It was to overcome the disadvantages of these earlier processes that the defendant Ellis developed the process of the patent in suit. Claim 4 of the patent, the only claim in issue, is set forth in the margin.1 In this process, a suitable fabric, such as “gem duck” is coated in the web with a cold rubber cement composition containing rubber, a resin and a solvent, and capable of being rendered permanently non-tacky upon evaporation of the solvent and consequent drying of the coating. The web is then heated to evaporate the solvent, thus rendering the coating non-tacky, and the web is cut into strips and wound into rolls which, because the cement is non-tacky, can be easily unwound. Just before the strip is applied to the insole in the reinforcing operation, a second, or top coat of' rubber cement is applied to this pre-coated material. The absorption of this top coat by the pre-coated material and the evaporation of the solvent form a single reinforcing material which immediately adheres to the insole, at room temperature, and forms a satisfactory bond. The main improvement was the elimination of heat as a necessity in the reinforcing of insoles and the use of evaporation of cold, highly volatile rubber solvents of a tack-producing ingredient which permitted immediate use in reinforcing insoles when applied to a pre-coated fabric.
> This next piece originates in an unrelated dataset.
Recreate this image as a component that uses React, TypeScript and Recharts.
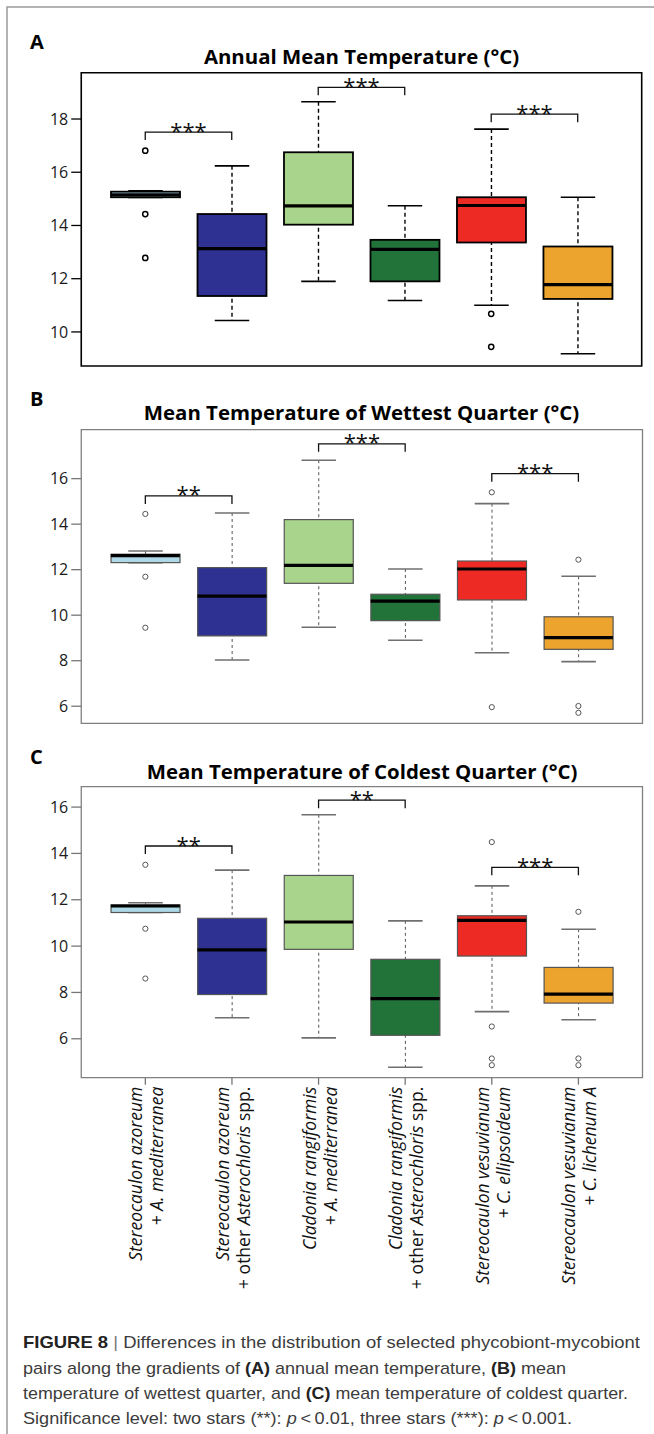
import React from 'react';
import {
  ComposedChart,
  Bar,
  Scatter,
  XAxis,
  YAxis,
  ReferenceLine,
  ReferenceArea,
} from 'recharts';

// groups (x positions) and their colours
const POSITIONS = [1, 2, 3, 4, 5, 6];
const COLORS = ['#ADD8E6', '#2E3192', '#A9D48C', '#22733A', '#EE2A24', '#EDA42E'];

// two-line axis labels, [text, italic]
const LABEL_TOP = [
  'Stereocaulon azoreum',
  'Stereocaulon azoreum',
  'Cladonia rangiformis',
  'Cladonia rangiformis',
  'Stereocaulon vesuvianum',
  'Stereocaulon vesuvianum',
];
const LABEL_BOTTOM: [string, boolean][][] = [
  [['+ A. mediterranea', true]],
  [['+ other ', false], ['Asterochloris', true], [' spp.', false]],
  [['+ A. mediterranea', true]],
  [['+ other ', false], ['Asterochloris', true], [' spp.', false]],
  [['+ C. ellipsoideum', true]],
  [['+ C. lichenum A', true]],
];

// A: annual mean temperature
const A_LO = [15.05, 10.43, 11.9, 11.18, 11.0, 9.18];
const A_Q1 = [15.06, 11.35, 14.03, 11.9, 13.36, 11.24];
const A_MED = [15.15, 13.13, 14.74, 13.1, 14.75, 11.78];
const A_Q3 = [15.27, 14.43, 16.75, 13.46, 15.06, 13.21];
const A_HI = [15.3, 16.24, 18.65, 14.74, 17.62, 15.06];
const A_OUT_POS = [1, 1, 1, 5, 5];
const A_OUT_VAL = [16.81, 14.43, 12.78, 10.68, 9.44];
const A_TICKS = [10, 12, 14, 16, 18];
const A_SIG = [
  { from: 1, to: 2, y: 17.51, stars: '***' },
  { from: 3, to: 4, y: 19.19, stars: '***' },
  { from: 5, to: 6, y: 18.18, stars: '***' },
];

// B: mean temperature of wettest quarter
const B_LO = [12.31, 8.03, 9.47, 8.9, 8.35, 7.96];
const B_Q1 = [12.31, 9.09, 11.4, 9.76, 10.67, 8.5];
const B_MED = [12.62, 10.84, 12.19, 10.62, 12.03, 9.01];
const B_Q3 = [12.68, 12.09, 14.2, 10.92, 12.38, 9.93];
const B_HI = [12.82, 14.49, 16.81, 12.03, 14.9, 11.71];
const B_OUT_POS = [1, 1, 1, 5, 5, 6, 6, 6];
const B_OUT_VAL = [14.45, 11.69, 9.45, 15.4, 5.96, 12.44, 6.01, 5.71];
const B_TICKS = [6, 8, 10, 12, 14, 16];
const B_SIG = [
  { from: 1, to: 2, y: 15.24, stars: '**' },
  { from: 3, to: 4, y: 17.53, stars: '***' },
  { from: 5, to: 6, y: 16.22, stars: '***' },
];

// C: mean temperature of coldest quarter
const C_LO = [11.45, 6.91, 6.04, 4.77, 7.17, 6.82];
const C_Q1 = [11.45, 7.91, 9.86, 6.15, 9.57, 7.54];
const C_MED = [11.73, 9.84, 11.04, 7.73, 11.11, 7.93];
const C_Q3 = [11.78, 11.2, 13.05, 9.43, 11.31, 9.08];
const C_HI = [11.87, 13.28, 15.67, 11.09, 12.6, 10.73];
const C_OUT_POS = [1, 1, 1, 5, 5, 5, 5, 6, 6, 6];
const C_OUT_VAL = [13.51, 10.75, 8.6, 14.49, 6.53, 5.15, 4.86, 11.48, 5.15, 4.86];
const C_TICKS = [6, 8, 10, 12, 14, 16];
const C_SIG = [
  { from: 1, to: 2, y: 14.32, stars: '**' },
  { from: 3, to: 4, y: 16.3, stars: '**' },
  { from: 5, to: 6, y: 13.4, stars: '***' },
];

const X_DOMAIN: [number, number] = [0.26, 6.74];
const BOX_W = 69;
const FONT = "'Open Sans', 'DejaVu Sans', sans-serif";

const DARK = {
  border: '#000', borderW: 1.6, box: '#000', boxW: 1.8, whisker: '#000', whiskerW: 1.4,
  dash: '4 3', cap: '#000', capW: 1.6, pt: '#000', ptW: 1.5, tick: '#000',
};
const GRAY = {
  border: '#808080', borderW: 1.3, box: '#555', boxW: 1.2, whisker: '#555', whiskerW: 1,
  dash: '3 3', cap: '#6f6f6f', capW: 1.6, pt: '#555', ptW: 1, tick: '#777',
};

type Theme = typeof DARK;

function buildRows(lo: number[], q1: number[], med: number[], q3: number[], hi: number[]) {
  return POSITIONS.map((pos, i) => ({
    pos, lo: lo[i], q1: q1[i], med: med[i], q3: q3[i], hi: hi[i], color: COLORS[i],
  }));
}

function buildOutliers(pos: number[], val: number[]) {
  return pos.map((p, i) => ({ pos: p, v: val[i] }));
}

function SpeciesTick(props: any) {
  const { x, y, payload } = props;
  const i = POSITIONS.indexOf(payload.value);
  if (i < 0) return null;
  return (
    <g transform={`translate(${x},${y}) rotate(-90)`} fontFamily={FONT} fontSize={17.5} fill="#111">
      <text x={0} y={-3} textAnchor="end" fontStyle="italic">
        {LABEL_TOP[i]}
      </text>
      <text x={0} y={18} textAnchor="end">
        {LABEL_BOTTOM[i].map(([t, it], k) => (
          <tspan key={k} fontStyle={it ? 'italic' : 'normal'}>
            {t}
          </tspan>
        ))}
      </text>
    </g>
  );
}

interface PanelProps {
  top: number;
  height: number;
  margin: { top: number; right: number; bottom: number; left: number };
  domain: [number, number];
  ticks: number[];
  rows: ReturnType<typeof buildRows>;
  outliers: { pos: number; v: number }[];
  sig: { from: number; to: number; y: number; stars: string }[];
  theme: Theme;
  labels?: boolean;
}

function Panel({ top, height, margin, domain, ticks, rows, outliers, sig, theme, labels }: PanelProps) {
  return (
    <div style={{ position: 'absolute', left: 0, top }}>
      <ComposedChart width={654} height={height} margin={margin} data={rows}>
        <XAxis
          type="number"
          dataKey="pos"
          domain={X_DOMAIN}
          ticks={POSITIONS}
          interval={0}
          axisLine={false}
          tickSize={7}
          tickMargin={2}
          tickLine={{ stroke: theme.tick, strokeWidth: 1.3 }}
          tick={labels ? <SpeciesTick /> : false}
          height={labels ? 230 : 10}
        />
        <XAxis xAxisId="w" type="number" dataKey="pos" domain={X_DOMAIN} ticks={POSITIONS} hide />
        <YAxis
          type="number"
          domain={domain}
          ticks={ticks}
          allowDataOverflow
          width={60}
          axisLine={false}
          tickSize={10}
          tickMargin={3}
          tickLine={{ stroke: theme.tick, strokeWidth: 1.3 }}
          tick={{ fontSize: 16, fill: '#1a1a1a', fontFamily: FONT }}
        />
        <ReferenceArea
          x1={X_DOMAIN[0]}
          x2={X_DOMAIN[1]}
          y1={domain[0]}
          y2={domain[1]}
          fill="none"
          fillOpacity={0}
          stroke={theme.border}
          strokeWidth={theme.borderW}
          ifOverflow="visible"
        />
        {/* whiskers + staples */}
        <Bar
          xAxisId="w"
          dataKey={(d: any) => [d.lo, d.hi]}
          barSize={BOX_W}
          isAnimationActive={false}
          shape={(p: any) => {
            const cx = p.x + p.width / 2;
            const half = p.width / 4;
            return (
              <g>
                <line x1={cx} x2={cx} y1={p.y} y2={p.y + p.height} stroke={theme.whisker} strokeWidth={theme.whiskerW} strokeDasharray={theme.dash} />
                <line x1={cx - half} x2={cx + half} y1={p.y} y2={p.y} stroke={theme.cap} strokeWidth={theme.capW} />
                <line x1={cx - half} x2={cx + half} y1={p.y + p.height} y2={p.y + p.height} stroke={theme.cap} strokeWidth={theme.capW} />
              </g>
            );
          }}
        />
        {/* boxes */}
        <Bar
          dataKey={(d: any) => [d.q1, d.q3]}
          barSize={BOX_W}
          isAnimationActive={false}
          shape={(p: any) => (
            <rect x={p.x} y={p.y} width={p.width} height={p.height} fill={p.payload.color} stroke={theme.box} strokeWidth={theme.boxW} />
          )}
        />
        {/* medians */}
        <Scatter
          dataKey="med"
          isAnimationActive={false}
          shape={(p: any) => (
            <line x1={p.cx - BOX_W / 2} x2={p.cx + BOX_W / 2} y1={p.cy} y2={p.cy} stroke="#000" strokeWidth={3.2} />
          )}
        />
        {/* outliers */}
        <Scatter
          data={outliers}
          dataKey="v"
          isAnimationActive={false}
          shape={(p: any) => <circle cx={p.cx} cy={p.cy} r={2.6} fill="#fff" stroke={theme.pt} strokeWidth={theme.ptW} />}
        />
        {sig.map((s) => (
          <ReferenceLine
            key={s.from}
            segment={[{ x: s.from, y: s.y }, { x: s.to, y: s.y }]}
            ifOverflow="visible"
            shape={(p: any) => (
              <g>
                <path
                  d={`M${p.x1},${p.y1 + 8}V${p.y1}H${p.x2}V${p.y1 + 8}`}
                  fill="none"
                  stroke="#111"
                  strokeWidth={1.3}
                />
                <text x={(p.x1 + p.x2) / 2} y={p.y1 + 6.5} textAnchor="middle" fontFamily={FONT} fontSize={22} fill="#111">
                  {s.stars}
                </text>
              </g>
            )}
          />
        ))}
      </ComposedChart>
    </div>
  );
}

const TITLE = { fontFamily: FONT, fontWeight: 700, fontSize: 20.4, fill: '#000' } as const;
const LETTER = { fontFamily: FONT, fontWeight: 700, fontSize: 20, fill: '#000' } as const;
const CAP = { fontFamily: "'Liberation Sans', Arial, sans-serif", fontSize: 17, fill: '#3c3c3c' } as const;

export default function App() {
  return (
    <div style={{ position: 'absolute', left: 0, top: 0, width: 654, height: 1434, background: '#fff' }}>
      <Panel
        top={0}
        height={380}
        margin={{ top: 72.7, right: 12.3, bottom: 4, left: 21.25 }}
        domain={[8.72, 19.74]}
        ticks={A_TICKS}
        rows={buildRows(A_LO, A_Q1, A_MED, A_Q3, A_HI)}
        outliers={buildOutliers(A_OUT_POS, A_OUT_VAL)}
        sig={A_SIG}
        theme={DARK}
      />
      <Panel
        top={380}
        height={360}
        margin={{ top: 49.7, right: 11.5, bottom: 6.7, left: 21.25 }}
        domain={[5.25, 18.15]}
        ticks={B_TICKS}
        rows={buildRows(B_LO, B_Q1, B_MED, B_Q3, B_HI)}
        outliers={buildOutliers(B_OUT_POS, B_OUT_VAL)}
        sig={B_SIG}
        theme={GRAY}
      />
      <Panel
        top={740}
        height={570}
        margin={{ top: 46.7, right: 11.5, bottom: 2.3, left: 21.25 }}
        domain={[4.32, 16.88]}
        ticks={C_TICKS}
        rows={buildRows(C_LO, C_Q1, C_MED, C_Q3, C_HI)}
        outliers={buildOutliers(C_OUT_POS, C_OUT_VAL)}
        sig={C_SIG}
        theme={GRAY}
        labels
      />
      <svg width={654} height={1434} style={{ position: 'absolute', left: 0, top: 0, pointerEvents: 'none' }}>
        <path d="M654,7H7V1434" fill="none" stroke="#9a9a9a" strokeWidth={1.5} />
        <text x={30} y={49} {...LETTER}>A</text>
        <text x={30} y={406} {...LETTER}>B</text>
        <text x={30} y={764} {...LETTER}>C</text>
        <text x={361.5} y={64} textAnchor="middle" {...TITLE}>Annual Mean Temperature (°C)</text>
        <text x={361.5} y={420} textAnchor="middle" {...TITLE}>Mean Temperature of Wettest Quarter (°C)</text>
        <text x={362} y={779} textAnchor="middle" {...TITLE}>Mean Temperature of Coldest Quarter (°C)</text>

        <text x={23} y={1348} textLength={617} lengthAdjust="spacingAndGlyphs" {...CAP}>
          <tspan fontWeight={700} fill="#222">FIGURE 8</tspan>
          <tspan fill="#777"> | </tspan>
          <tspan>Differences in the distribution of selected phycobiont-mycobiont</tspan>
        </text>
        <text x={23} y={1374} textLength={543} lengthAdjust="spacingAndGlyphs" {...CAP}>
          <tspan>pairs along the gradients of </tspan>
          <tspan fontWeight={700} fill="#222">(A)</tspan>
          <tspan> annual mean temperature, </tspan>
          <tspan fontWeight={700} fill="#222">(B)</tspan>
          <tspan> mean</tspan>
        </text>
        <text x={23} y={1399} textLength={605} lengthAdjust="spacingAndGlyphs" {...CAP}>
          <tspan>temperature of wettest quarter, and </tspan>
          <tspan fontWeight={700} fill="#222">(C)</tspan>
          <tspan> mean temperature of coldest quarter.</tspan>
        </text>
        <text x={23} y={1424} textLength={549} lengthAdjust="spacingAndGlyphs" {...CAP}>
          <tspan>Significance level: two stars (**): </tspan>
          <tspan fontStyle="italic">p</tspan>
          <tspan>{'\u2009<\u20090.01, three stars (***): '}</tspan>
          <tspan fontStyle="italic">p</tspan>
          <tspan>{'\u2009<\u20090.001.'}</tspan>
        </text>
      </svg>
    </div>
  );
}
Claim 4 does not include specific reference to ingredients in its base or top coat. It provides only for a cement “having a substantial rubber content” and a top coat “containing a relatively high amount of rubber” with the proper adhesive qualities at room temperature. However, the specification suggested that a “suitable cement” for the base coat would contain rubber, zinc oxide as a filler, and a resinous material such as Burgundy pitch, the rubber and resin being dissolved in naphtha. The suggested top coat consists essentially of the same materials but in different proportions.
Between 1929 and 1932, the plaintiff used the above formula. Since 1932 it has used a pre-coat and has supplied to shoe manufacturers a top coat which includes a certain percentage of 60 per cent concentrated latex and other ingredients, the rubber content of the respective coats being about 35 per cent of the whole.
The plaintiff’s manner of conducting its business was to supply shoe manufacturers with the pre-coated duck in strips of suitable width; if desired, the manufacturers supplied the duck and the plaintiff pre-coated and slit it. The plaintiff also supplied the adhesive top coat to be applied to the pre-coated fabric at the shoe factory, just prior to the application of the reinforcing material to the insole. The plaintiff further supplied its own patented machines suitable for use in applying the adhesive to the pre-coated duck, such machines being and remaining the property of the plaintiff. The plaintiff instructed the machine operators, serviced the machines, and advised and assisted in the reinforcing operations. As compensation for the foregoing, the *832plaintiff made a single charge to the shoe manufacturer, at a rate per web yard of duck supplied to the manufacturer; and, if the manufacturer did not furnish the duck, the price of that material was added to the charge. The adhesives used by the plaintiff in pre-coating have all had a large rubber content but were made according to different formulae, with special reference to the purpose for which the material was to be used. The plaintiff did not grant written licenses to shoe manufacturers to use its process, nor was any such license ever requested. Neither by notice nor agreement in any form with its customers did the plaintiff require them to use only the plaintiff’s material. The plaintiff adopted the foregoing method of utilizing the patented process because it deemed it the most practical.
In 1932, the plaintiff gave to the Pep-perell Manufacturing Company and to the H-B Products Company licenses to use the patented process on machines and materials using a latex or non-solvent top coat, at room temperature. The commercial practice of these licensees is substantially identical with that of the plaintiff.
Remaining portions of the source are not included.